When one of the UX Research team members reached out to see if we could have a session on Excel, they described a common frustration: they had seen other UX Researchers use tools like Pivot Tables or shortcuts and features to help clean data, but they didn't know enough to even know what words or phrases to Google to learn more. This was a perfect example of the "advanced beginner" challenge: learners who had moved past basic functionality but lacked the vocabulary and framework to advance their skills independently.
Tools: Microsoft Excel • Figma • Teams • Snagit • SharePoint
The challenge
UX Researchers at Schwab understood when to use Excel but struggled with the vocabulary gap that prevented efficient work. If you want to add drop-downs for consistent data entry, would you know Excel calls that feature "Data Validation"? If you want to analyze data from different angles without changing the original dataset, would you search for "Pivot Table"?
This terminology barrier created frustrating learning blocks: researchers could see colleagues working more efficiently but couldn't bridge the gap between "I know there's probably a better way to do this" and "I know what it's called so I can learn it." They needed both the vocabulary to unlock self-directed learning and enough foundational knowledge to recognize which Excel approaches would solve their specific UX workflow challenges.
The learning strategy behind the class
I designed the session around bridging the vocabulary gap that prevented self-directed learning. Rather than comprehensive Excel training, my approach focused on terminology acquisition and feature recognition to unlock independent skill development.
Feature awareness: Showing what's possible so learners could recognize opportunities in their own work
Search strategy: Providing the "magic words to Google" for continued learning
Workflow integration: Connecting Excel outputs to existing UX processes (like importing charts to Figma)
Resource amplification: Curating Schwab learning resources to extend learning beyond the session
What I built
I strategically decided to create the session presentation in Figma rather than traditional presentation software. Instead of using screen sharing during the meeting, I pre-recorded small demonstration steps in Snagit, turned those screen recordings into videos. I embedded the videos directly into the Figma presentation with controls to play, pause, and loop videos as needed.
This approach let me create a dual-purpose artifact that served as presentation during the live session but could function as a self-guided tutorial for learners working independently.
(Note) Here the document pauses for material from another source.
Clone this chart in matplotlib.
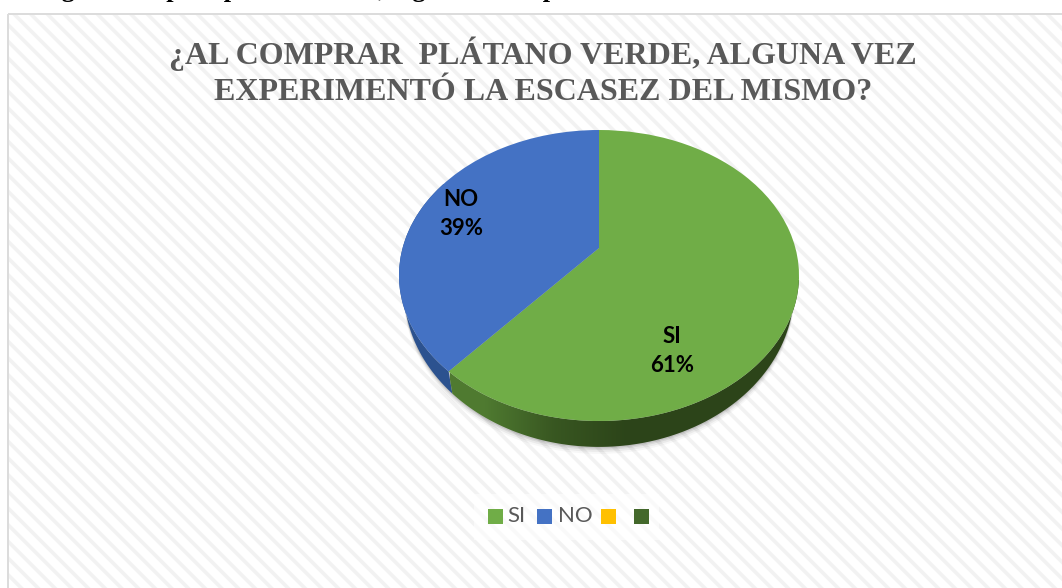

The embedded videos meant participants could revisit specific techniques at their own pace and replay complex steps until they understood them.
The Excel document used for demonstrating features became a sample workbook with before and after examples plus embedded instructions, so learners could follow along during the session or practice independently afterward.
The combination of interactive Figma presentation with embedded videos and comprehensive sample workbook created a complete learning system that worked for both live instruction and self-directed practice.
The impact
The session successfully filled a specific skill gap for UX Researchers while demonstrating strategic instructional design thinking. By focusing on "advanced beginner" learners and workflow integration, I created a learning experience that provided immediate value rather than overwhelming participants with comprehensive Excel training.
Key participant feedback:
“One of my reports told me about your Tool Talk on Excel, so I went through the materials. Such great work — i loved the video tutorials with the chapters and reference file! Thanks for sharing this with us.”
Teaching "advanced beginners" requires strategic restraint—knowing what not to include is often more important than comprehensive coverage. This session reminded me that the best professional development focuses on workflow enhancement rather than software mastery.
I'm a Learning Architect with deep roots in UX leadership and an L&D career spanning published e-learning, workforce training, and enterprise capability systems. I bring a UX instinct to everything I build and I design programs that teams can own, operate, and scale without the original designer in the loop.